DENVER — Denver’s city council will consider extending Mayor Mike Johnston’s state of emergency on homelessness during Monday's meeting.
It will come on the same day the city’s emergency operations center will activate.
The operations center will bring together people from different agencies and departments to coordinate the city’s response to the emergency.
Under state law, Johnston’s emergency declaration, which he issued last Tuesday, cannot last beyond seven days without city council approval.
A resolution filed by City Council President Jamie Torres asks the council to extend the mayor’s emergency declaration to August 21.
"The City faces a humanitarian crisis that requires it to take extraordinary measures to meet the immediate needs of City residents living unsheltered," the resolution says.
Johnston says the emergency declaration was necessary to speed up state and federal resources to address what he describes as “the most significant issue” facing Denver.
“If we can get 1,000 people housed over the next six months, that would put us on an incredibly successful pace to be able to meet the whole need that is out there,” Johnston said.

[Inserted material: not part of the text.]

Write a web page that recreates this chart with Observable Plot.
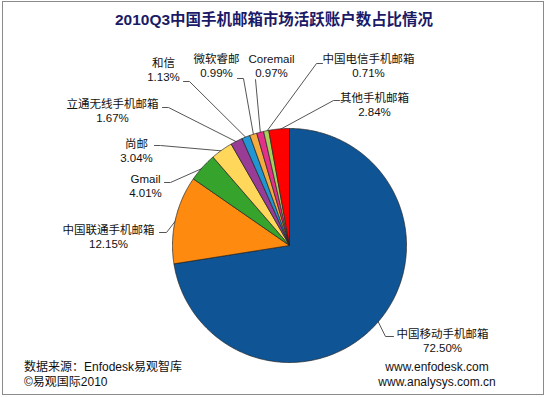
<!DOCTYPE html>
<html><head><meta charset="utf-8">
<script src="https://cdn.jsdelivr.net/npm/d3@7"></script>
<script src="https://cdn.jsdelivr.net/npm/@observablehq/plot@0.6"></script>
<style>
html,body{margin:0;padding:0;background:#fff;}
#wrap{position:relative;width:548px;height:397px;overflow:hidden;font-family:"Liberation Sans","Noto Sans CJK SC",sans-serif;}
#frame{position:absolute;left:2px;top:1px;width:542px;height:394px;border:1px solid #8a8a8a;box-sizing:border-box;}
#title{position:absolute;left:0;width:548px;top:10px;text-align:center;font-weight:bold;font-size:15px;color:#1a1a66;line-height:20px;}
#title span{display:inline-block;white-space:nowrap;}
.foot{position:absolute;font-size:12px;color:#111;line-height:15px;}
#chart{position:absolute;left:0;top:0;}
</style></head>
<body><div id="wrap">
<div id="frame"></div>
<div id="chart"></div>
<div id="title"><span id="tspan">2010Q3中国手机邮箱市场活跃账户数占比情况</span></div>
<div class="foot" style="left:24px;top:360px;">数据来源：Enfodesk易观智库<br>©易观国际2010</div>
<div class="foot" style="left:377px;width:120px;top:360px;text-align:center;">www.enfodesk.com<br>www.analysys.com.cn</div>
</div>
<script>
const names = ["中国移动手机邮箱","中国联通手机邮箱","Gmail","尚邮","立通无线手机邮箱","和信","微软睿邮","Coremail","中国电信手机邮箱","其他手机邮箱"];
const shares = [72.50, 12.15, 4.01, 3.04, 1.67, 1.13, 0.99, 0.97, 0.71, 2.84];
const colors = ["#0f5596","#ff8a10","#36a32c","#ffd75a","#983c96","#2196d2","#f4ad3c","#e3308a","#a9d05a","#ff0000"];

// layout (pixels): label block centre, elbow and tick end of the leader line
const layout = {
  "中国移动手机邮箱": {lx:442, ly:340, ex:385, ey:336, tx:393, ty:336},
  "中国联通手机邮箱": {lx:108, ly:236, ex:166, ey:232, tx:159, ty:232},
  "Gmail":          {lx:145, ly:185, ex:170, ey:182, tx:164, ty:182},
  "尚邮":            {lx:136, ly:150, ex:160, ey:145, tx:154, ty:145},
  "立通无线手机邮箱": {lx:112, ly:110, ex:168, ey:107, tx:162, ty:107},
  "和信":            {lx:163, ly:69,  ex:189, ey:81,  tx:183, ty:81},
  "微软睿邮":        {lx:216, ly:65,  ex:243, ey:78,  tx:237, ty:78},
  "Coremail":       {lx:271, ly:65,  ex:255, ey:79,  tx:255, ty:79},
  "中国电信手机邮箱": {lx:368, ly:65,  ex:316, ey:63,  tx:322, ty:63},
  "其他手机邮箱":    {lx:374, ly:104, ex:333, ey:100, tx:339, ty:100}
};
const cx = 289, cy = 245, R = 117;

const total = d3.sum(shares);
let acc = 0;
const slices = names.map((n, i) => {
  const a0 = acc / total * 2 * Math.PI;
  acc += shares[i];
  const a1 = acc / total * 2 * Math.PI;
  return {name: n, value: shares[i], color: colors[i], a0, a1, mid: (a0 + a1) / 2};
});
const pt = (a, r) => [cx + r * Math.sin(a), cy - r * Math.cos(a)];

const polyPts = [];
for (const s of slices) {
  polyPts.push({name: s.name, x: cx, y: cy});
  const n = Math.max(2, Math.ceil((s.a1 - s.a0) / 0.01));
  for (let k = 0; k <= n; k++) {
    const [x, y] = pt(s.a0 + (s.a1 - s.a0) * k / n, R);
    polyPts.push({name: s.name, x, y});
  }
  polyPts.push({name: s.name, x: cx, y: cy});
}
const colorOf = Object.fromEntries(slices.map(s => [s.name, s.color]));

const leaderPts = [];
for (const s of slices) {
  const L = layout[s.name];
  const [x, y] = pt(s.mid, R - 1);
  leaderPts.push({name: s.name, x, y}, {name: s.name, x: L.ex, y: L.ey}, {name: s.name, x: L.tx, y: L.ty});
}
const labels = slices.map(s => ({name: s.name, x: layout[s.name].lx, y: layout[s.name].ly,
  text: s.name + "\n" + s.value.toFixed(2) + "%"}));

const plot = Plot.plot({
  width: 548, height: 397,
  margin: 0,
  x: {domain: [0, 548], range: [0, 548], axis: null},
  y: {domain: [0, 397], range: [0, 397], axis: null},
  style: {background: "transparent", fontFamily: '"Liberation Sans","Noto Sans CJK SC",sans-serif'},
  marks: [
    Plot.line(leaderPts, {x: "x", y: "y", z: "name", stroke: "#555", strokeWidth: 1, curve: "linear"}),
    Plot.line(polyPts, {x: "x", y: "y", z: "name", fill: d => colorOf[d.name], stroke: "#222", strokeWidth: 0.7, strokeLinejoin: "round", curve: "linear"}),
    Plot.text(labels, {x: "x", y: "y", text: "text", fontSize: 11.5, fill: "#111", lineAnchor: "middle", lineHeight: 1.25, textAnchor: "middle"})
  ]
});
document.getElementById("chart").appendChild(plot);

// fit the title to the reference width (~318px)
const ts = document.getElementById("tspan");
const w = ts.getBoundingClientRect().width;
if (w > 0) document.getElementById("title").style.fontSize = (15 * 318 / w).toFixed(2) + "px";
</script>
</body></html>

Few people know better what it’s like to be homeless than Ana Gloom.
“I was homeless on and off for 10 years,” said Gloom. “I've lost friends on the streets due to drugs, due to freezing to death, due to just old age and health. And I'm tired of watching it.”
Gloom is glad the city’s new mayor is prioritizing the homelessness crisis.

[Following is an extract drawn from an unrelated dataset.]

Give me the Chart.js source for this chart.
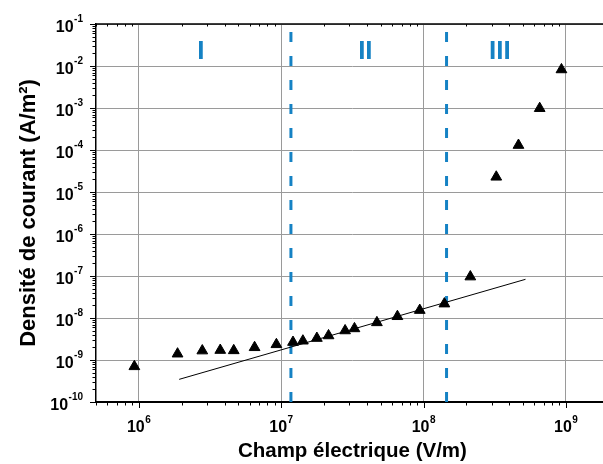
<!DOCTYPE html>
<html>
<head>
<meta charset="utf-8">
<script src="https://cdn.jsdelivr.net/npm/chart.js@4.4.1/dist/chart.umd.min.js"></script>
<style>
html, body { margin: 0; padding: 0; background: #fff; }
#wrap { width: 603px; height: 464px; overflow: hidden; }
canvas { display: block; }
</style>
</head>
<body>
<div id="wrap"><canvas id="jChart" width="616" height="464"></canvas></div>
<script>
// measured points (electric field in V/m, current density in A/m2)
const fieldValues = [9.3e5, 1.87e6, 2.79e6, 3.73e6, 4.64e6, 6.5e6, 9.25e6, 1.21e7, 1.42e7, 1.78e7, 2.15e7,
    2.81e7, 3.27e7, 4.7e7, 6.55e7, 9.4e7, 1.4e8, 2.13e8, 3.24e8, 4.64e8, 6.54e8, 9.3e8];
const currentValues = [7.0e-10, 1.4e-9, 1.66e-9, 1.71e-9, 1.68e-9, 1.99e-9, 2.34e-9, 2.65e-9, 2.85e-9, 3.3e-9, 3.8e-9,
    5.0e-9, 5.6e-9, 7.8e-9, 1.09e-8, 1.53e-8, 2.18e-8, 9.6e-8, 2.28e-5, 1.3e-4, 9.8e-4, 8.2e-3];

// straight fit line (two ends)
const fitField = [1.92e6, 5.2e8];
const fitCurrent = [3.46e-10, 8.34e-8];

// regime boundaries and labels
const regionBounds = [1.17e7, 1.45e8];
const regionNames = ['I', 'II', 'III'];
const regionLabelX = [2.73e6, 3.9e7, 3.43e8];
const regionLabelY = 1.49e-2;

const xDecades = [6, 7, 8, 9];
const yDecades = [-10, -9, -8, -7, -6, -5, -4, -3, -2, -1];

const FONT = 'Arial, "Liberation Sans", sans-serif';
const BLUE = '#1582c4';
Chart.defaults.font.family = FONT;
Chart.defaults.color = '#000';

const isDecade = v => Math.abs(Math.log10(v) - Math.round(Math.log10(v))) < 1e-6;

function drawPower(c, exp, x, yBase, align, rise) {
    c.font = 'bold 16px ' + FONT;
    const wb = c.measureText('10').width;
    c.font = 'bold 10px ' + FONT;
    const we = c.measureText(String(exp)).width;
    const total = wb + we + 0.5;
    const x0 = align === 'right' ? x - total : x - total / 2;
    c.textAlign = 'left';
    c.textBaseline = 'alphabetic';
    c.font = 'bold 16px ' + FONT;
    c.fillText('10', x0, yBase);
    c.font = 'bold 10px ' + FONT;
    c.fillText(String(exp), x0 + wb + 0.5, yBase - rise);
}

const axisDecor = {
    id: 'axisDecor',
    afterDraw(chart) {
        const c = chart.ctx;
        const xs = chart.scales.x, ys = chart.scales.y, area = chart.chartArea;
        c.save();
        c.strokeStyle = '#000';
        // top frame line
        c.lineWidth = 1.5;
        c.beginPath();
        c.moveTo(area.left, area.top);
        c.lineTo(area.right, area.top);
        c.stroke();

        // tick marks
        c.lineWidth = 1;
        c.beginPath();
        for (let e = 5; e <= 9; e++) {
            for (let m = 1; m <= 9; m++) {
                const v = m * Math.pow(10, e);
                if (v < xs.min * 0.999 || v > xs.max * 1.001) continue;
                const px = Math.round(xs.getPixelForValue(v)) + 0.5;
                const len = m === 1 ? 6 : 3.5;
                c.moveTo(px, area.bottom);
                c.lineTo(px, area.bottom + len);
                if (m !== 1) {
                    c.moveTo(px, area.top);
                    c.lineTo(px, area.top + 2.5);
                }
            }
        }
        for (let e = -10; e <= -1; e++) {
            for (let m = 1; m <= 9; m++) {
                const v = m * Math.pow(10, e);
                if (v < ys.min * 0.999 || v > ys.max * 1.001) continue;
                const py = Math.round(ys.getPixelForValue(v)) + 0.5;
                const len = m === 1 ? 6 : 3.5;
                c.moveTo(area.left, py);
                c.lineTo(area.left - len, py);
            }
        }
        c.stroke();

        // tick labels
        c.fillStyle = '#000';
        xDecades.forEach(e => {
            drawPower(c, e, xs.getPixelForValue(Math.pow(10, e)), area.bottom + 30.3, 'center', 9.6);
        });
        yDecades.forEach(e => {
            drawPower(c, e, 83, ys.getPixelForValue(Math.pow(10, e)) + 7.5, 'right', 10);
        });

        // regime labels
        c.fillStyle = BLUE;
        c.font = 'bold 26px ' + FONT;
        c.textAlign = 'center';
        c.textBaseline = 'alphabetic';
        regionNames.forEach((n, i) => {
            c.fillText(n, xs.getPixelForValue(regionLabelX[i]), ys.getPixelForValue(regionLabelY));
        });
        c.restore();
    }
};

const points = fieldValues.map((x, i) => ({ x: x, y: currentValues[i] }));
const fitPoints = fitField.map((x, i) => ({ x: x, y: fitCurrent[i] }));

const boundaryDatasets = regionBounds.map(b => ({
    data: [{ x: b, y: 1e-10 }, { x: b, y: 1e-1 }],
    showLine: true,
    borderColor: BLUE,
    borderWidth: 3,
    borderDash: [10, 14],
    pointRadius: 0,
    order: 3
}));

const ctx = document.getElementById('jChart').getContext('2d');

const jChart = new Chart(ctx, {
    type: 'scatter',
    data: {
        datasets: [
            {
                data: points,
                pointStyle: 'triangle',
                pointRadius: 6.2,
                backgroundColor: '#000',
                borderColor: '#000',
                borderWidth: 1,
                order: 0
            },
            {
                data: fitPoints,
                showLine: true,
                borderColor: '#000',
                borderWidth: 1,
                pointRadius: 0,
                order: 1
            },
            ...boundaryDatasets
        ]
    },
    options: {
        responsive: false,
        devicePixelRatio: 1,
        animation: false,
        layout: { padding: { top: 24, right: 3, left: 0, bottom: 0 } },
        plugins: {
            legend: { display: false },
            tooltip: { enabled: false }
        },
        scales: {
            x: {
                type: 'logarithmic',
                min: 5e5,
                max: 2e9,
                ticks: { display: false },
                grid: {
                    color: c => (c.tick && isDecade(c.tick.value)) ? '#9a9a9a' : 'rgba(0,0,0,0)',
                    lineWidth: 1,
                    drawTicks: false
                },
                border: { display: true, color: '#000', width: 2 },
                title: {
                    display: true,
                    text: 'Champ électrique (V/m)',
                    font: { size: 20.5, weight: 'bold' },
                    padding: { top: 0, bottom: 0 }
                },
                afterFit: s => { s.height = 62; }
            },
            y: {
                type: 'logarithmic',
                min: 1e-10,
                max: 1e-1,
                ticks: { display: false },
                grid: {
                    color: c => (c.tick && isDecade(c.tick.value)) ? '#9a9a9a' : 'rgba(0,0,0,0)',
                    lineWidth: 1,
                    drawTicks: false
                },
                border: { display: true, color: '#000', width: 1.5 },
                title: {
                    display: true,
                    text: 'Densité de courant (A/m²)',
                    font: { size: 22, weight: 'bold' },
                    padding: { top: 16, bottom: 0 }
                },
                afterFit: s => { s.width = 96; }
            }
        }
    },
    plugins: [axisDecor]
});
</script>
</body>
</html>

“I'm hoping for the best out of this because it does free up more money. It makes houselessness a bigger priority in his office at the moment, which it needed,” said Gloom, who works with Housekeys Action Network Denver.
Housekeys Action Network Denver said Johnston’s state of emergency could be good or bad.

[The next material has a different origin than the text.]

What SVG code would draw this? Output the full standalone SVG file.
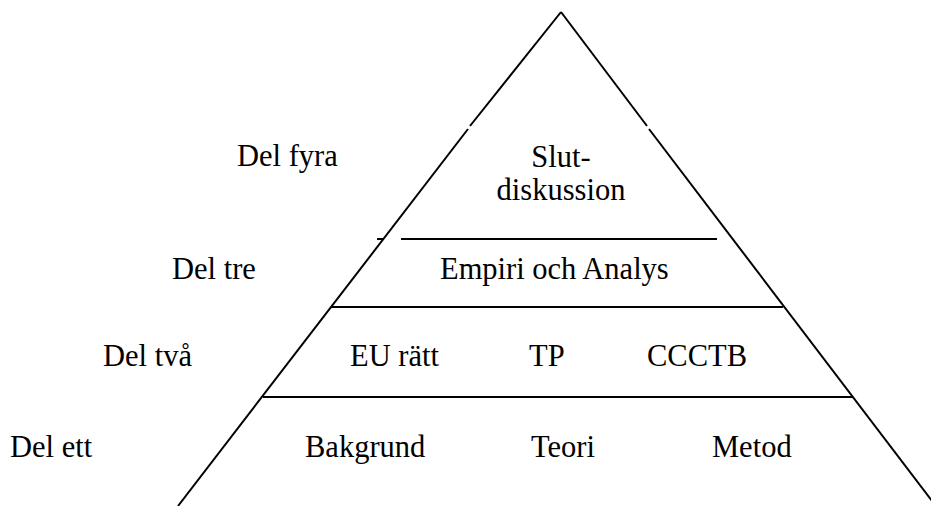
<svg xmlns="http://www.w3.org/2000/svg" width="931" height="506" viewBox="0 0 931 506">
  <style>
    .edge { stroke: #000; stroke-width: 2; fill: none; stroke-linecap: butt; }
    .lbl { font-family: "Liberation Serif", "Times New Roman", serif; font-size: 30.5px; fill: #000; }
  </style>
  <rect width="931" height="506" fill="#fff"/>

  <!-- pyramid outline and level dividers -->
  <g id="connectors">
    <line class="edge" x1="561" y1="12" x2="470" y2="126"/>
    <line class="edge" x1="468" y1="129" x2="178" y2="506"/>
    <line class="edge" x1="377" y1="239" x2="384" y2="239"/>
    <line class="edge" x1="561" y1="12" x2="647" y2="126"/>
    <line class="edge" x1="649" y1="129" x2="932" y2="501"/>
    <line class="edge" x1="401" y1="239" x2="717" y2="239"/>
    <line class="edge" x1="331" y1="307" x2="783" y2="307"/>
    <line class="edge" x1="263" y1="397" x2="853" y2="397"/>
  </g>

  <!-- level four: closing discussion -->
  <g id="level4">
    <text class="lbl" x="237" y="166">Del fyra</text>
    <text class="lbl" x="561" y="167" text-anchor="middle">Slut-</text>
    <text class="lbl" x="561" y="200" text-anchor="middle">diskussion</text>
  </g>

  <!-- level three -->
  <g id="level3">
    <text class="lbl" x="172" y="279">Del tre</text>
    <text class="lbl" x="440" y="279">Empiri och Analys</text>
  </g>

  <!-- level two -->
  <g id="level2">
    <text class="lbl" x="103" y="366">Del två</text>
    <text class="lbl" x="350" y="366">EU rätt</text>
    <text class="lbl" x="529" y="366">TP</text>
    <text class="lbl" x="647" y="366">CCCTB</text>
  </g>

  <!-- level one -->
  <g id="level1">
    <text class="lbl" x="10" y="457">Del ett</text>
    <text class="lbl" x="305" y="457">Bakgrund</text>
    <text class="lbl" x="531" y="457">Teori</text>
    <text class="lbl" x="712" y="457">Metod</text>
  </g>
</svg>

The group said the emergency declaration should not be used to criminalize people further and should not focus exclusively on the people who live on the streets.
“We don't want the city just to be like, ‘Okay, the encampments are gone, problems solved,’” said Gloom. “Rich people [will be] happy because they can't see us anymore, but that's not dealing with the underlying problem in the first place.”
The group also said the emergency declaration should create “real, lasting, new housing options.”
The group said it does not consider SOS camps, tiny home villages, hotel shelters, and safe outdoor parking sites housing.
“When we ask for housing, we want housing,” said Gloom. “Those are temporary solutions in the long run. Those end and have tons of restrictions. What we want is our own homes.”
Johnston says even if the city meets its goal of getting get 1,000 people off the streets by the end of the year, the work isn’t over.
“We know that this will not this work will not be done, will not be completed, will not be over in the process of this emergency declaration,” the mayor said. “But it will be a chance for us to galvanize all the leaders in the city to take courageous action to start the work that we think can lead to dramatic outcomes.”
A 2022 Point in Time Count shows about 1,300 people live on the streets of Denver each night.
Thousands more live in shelters and other temporary housing facilities.
Cathy Alderman with the Colorado Coalition for the Homeless says she’s encouraged by what she’s seen so far.
“Homelessness is an extraordinarily complex issue,” said Alderman. “I also think there's a lot of details that we're waiting to learn and that as we learn more about those details, we'll really understand how this is going to be funded, what's going to be expected of the community, and of the service providers, and how it's actually all going to come to bear.”
Gloom, meanwhile, is taking a wait-and-see approach.
“I'm trying to keep optimism, but again, I am a firm believer of I'll believe it when I see it,” said Gloom.